Conclusion

In this handbook, I have sought, with the input of other contributors, to provide coherent and comprehensive guidance on the practical implications of managing BIM in readiness for the 2016 government mandate.

This book has drawn extensively upon official standards and other documentation produced by a host of industry experts and government advisory groups, including the BIM Task Group. The advice provided has ranged from the early reminder that BIM strategy should be aligned with client priorities to assessing the practical implications of a phased BIM Level 2 implementation.

This book is not meant to be prescriptive. Instead, the approach has been to provide a range of important issues to consider and corollaries for each organisation to apply.

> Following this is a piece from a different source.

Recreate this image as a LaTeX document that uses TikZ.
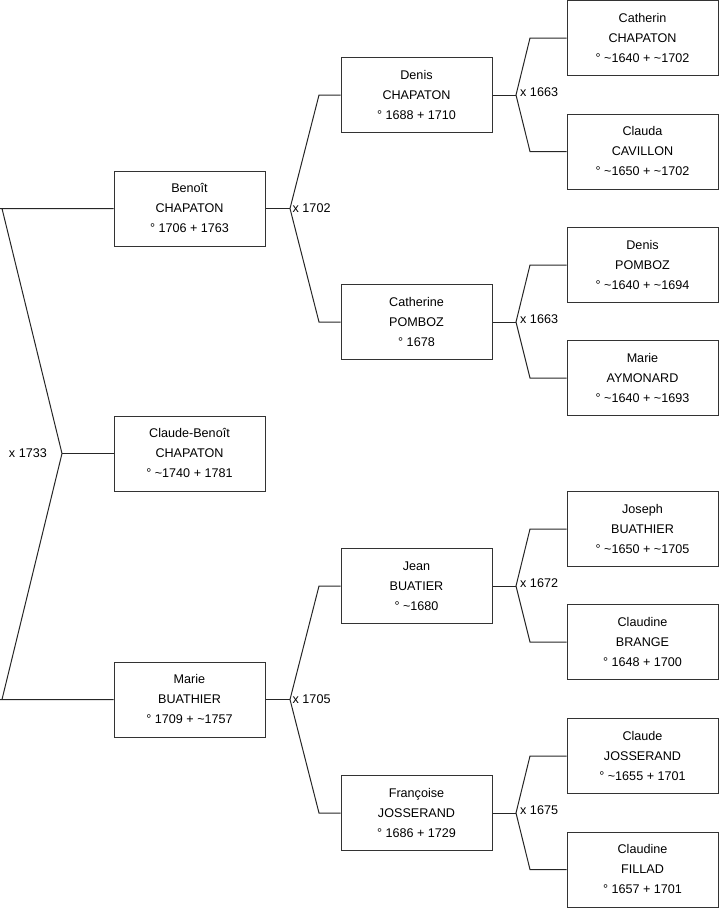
\documentclass[tikz,border=0pt]{standalone}
\usepackage{fontspec}
\setmainfont{Liberation Sans}
\newcommand{\persontext}[1]{\raisebox{2pt}{\begin{tabular}{@{}c@{}}#1\end{tabular}}}
\begin{document}
\begin{tikzpicture}[x=1pt,y=-1pt,
  person/.style={draw=black!80,line width=1pt,minimum width=151pt,minimum height=75pt,inner sep=0pt,font=\fontsize{12.6}{20}\selectfont},
  link/.style={draw=black!85,line width=1pt},
  mlabel/.style={font=\fontsize{12.6}{15}\selectfont,inner sep=0pt}]
\useasboundingbox (0,0) rectangle (719,908);
% column 1
\node[person] (benoit) at (189.5,208.5) {\persontext{Benoît\\CHAPATON\\° 1706 + 1763}};
\node[person] (cb) at (189.5,453.5) {\persontext{Claude-Benoît\\CHAPATON\\° \textasciitilde1740 + 1781}};
\node[person] (marie) at (189.5,699.5) {\persontext{Marie\\BUATHIER\\° 1709 + \textasciitilde1757}};
% column 2
\node[person] (denis) at (416.5,95) {\persontext{Denis\\CHAPATON\\° 1688 + 1710}};
\node[person] (catherine) at (416.5,322) {\persontext{Catherine\\POMBOZ\\° 1678}};
\node[person] (jean) at (416.5,586) {\persontext{Jean\\BUATIER\\° \textasciitilde1680}};
\node[person] (francoise) at (416.5,813) {\persontext{Françoise\\JOSSERAND\\° 1686 + 1729}};
% column 3
\node[person] (catherin) at (642.5,38) {\persontext{Catherin\\CHAPATON\\° \textasciitilde1640 + \textasciitilde1702}};
\node[person] (clauda) at (642.5,151.5) {\persontext{Clauda\\CAVILLON\\° \textasciitilde1650 + \textasciitilde1702}};
\node[person] (denisp) at (642.5,265) {\persontext{Denis\\POMBOZ\\° \textasciitilde1640 + \textasciitilde1694}};
\node[person] (mariea) at (642.5,378) {\persontext{Marie\\AYMONARD\\° \textasciitilde1640 + \textasciitilde1693}};
\node[person] (joseph) at (642.5,529) {\persontext{Joseph\\BUATHIER\\° \textasciitilde1650 + \textasciitilde1705}};
\node[person] (claudineb) at (642.5,642) {\persontext{Claudine\\BRANGE\\° 1648 + 1700}};
\node[person] (claudej) at (642.5,756) {\persontext{Claude\\JOSSERAND\\° \textasciitilde1655 + 1701}};
\node[person] (claudinef) at (642.5,869.5) {\persontext{Claudine\\FILLAD\\° 1657 + 1701}};
% junction coordinates
\coordinate (j0) at (62,453.5);
\coordinate (p0a) at (2,208.5);
\coordinate (p0b) at (2,699.5);
\coordinate (ja) at (290,208.5);
\coordinate (pa1) at (319,95);
\coordinate (pa2) at (319,322);
\coordinate (jb) at (290,699.5);
\coordinate (pb1) at (319,586);
\coordinate (pb2) at (319,813);
\coordinate (jc) at (516,95);
\coordinate (pc1) at (530,38);
\coordinate (pc2) at (530,151.5);
\coordinate (jd) at (516,322);
\coordinate (pd1) at (530,265);
\coordinate (pd2) at (530,378);
\coordinate (je) at (516,586);
\coordinate (pe1) at (530,529);
\coordinate (pe2) at (530,642);
\coordinate (jf) at (516,813);
\coordinate (pf1) at (530,756);
\coordinate (pf2) at (530,869.5);
% connectors
\draw[link] (cb.west) -- (j0);
\draw[link] (benoit.west) -- (0,208.5|-benoit.west) -- (p0a) -- (j0) -- (p0b) -- (0,699.5|-marie.west) -- (marie.west);
\draw[link] (benoit.east) -- (ja);
\draw[link] (denis.west) -- (pa1) -- (ja) -- (pa2) -- (catherine.west);
\draw[link] (marie.east) -- (jb);
\draw[link] (jean.west) -- (pb1) -- (jb) -- (pb2) -- (francoise.west);
\draw[link] (denis.east) -- (jc);
\draw[link] (catherin.west) -- (pc1) -- (jc) -- (pc2) -- (clauda.west);
\draw[link] (catherine.east) -- (jd);
\draw[link] (denisp.west) -- (pd1) -- (jd) -- (pd2) -- (mariea.west);
\draw[link] (jean.east) -- (je);
\draw[link] (joseph.west) -- (pe1) -- (je) -- (pe2) -- (claudineb.west);
\draw[link] (francoise.east) -- (jf);
\draw[link] (claudej.west) -- (pf1) -- (jf) -- (pf2) -- (claudinef.west);
% labels
\node[mlabel,anchor=east] (l0) at (47,453.5) {x 1733};
\node[mlabel,anchor=west] (la) at (292.5,208.5) {x 1702};
\node[mlabel,anchor=west] (lb) at (292.5,699.5) {x 1705};
\node[mlabel,anchor=west] (lc) at (520,92.5) {x 1663};
\node[mlabel,anchor=west] (ld) at (520,319.5) {x 1663};
\node[mlabel,anchor=west] (le) at (520,583.5) {x 1672};
\node[mlabel,anchor=west] (lf) at (520,810.5) {x 1675};
\end{tikzpicture}
\end{document}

It will be particularly important for each organisation to reflect on these issues and corollaries and to establish carefully their own consensus on the pace and extent of BIM adoption. This reflective self-paced approach will enable them to achieve not only the immediate improvements in design and coordination that are attributable to BIM, but also the long-term client benefits that are realised through comprehensive, spatially organised asset data.

Although the prospect and aspirations of BIM Level 3 may appear daunting to many, it represents the logical progression towards a built environment economy in which completely digital transactions predominate.

It is this transition to a built environment digital economy that heralds an era in which order of magnitude improvements over conventional project delivery and asset management processes will become commonplace.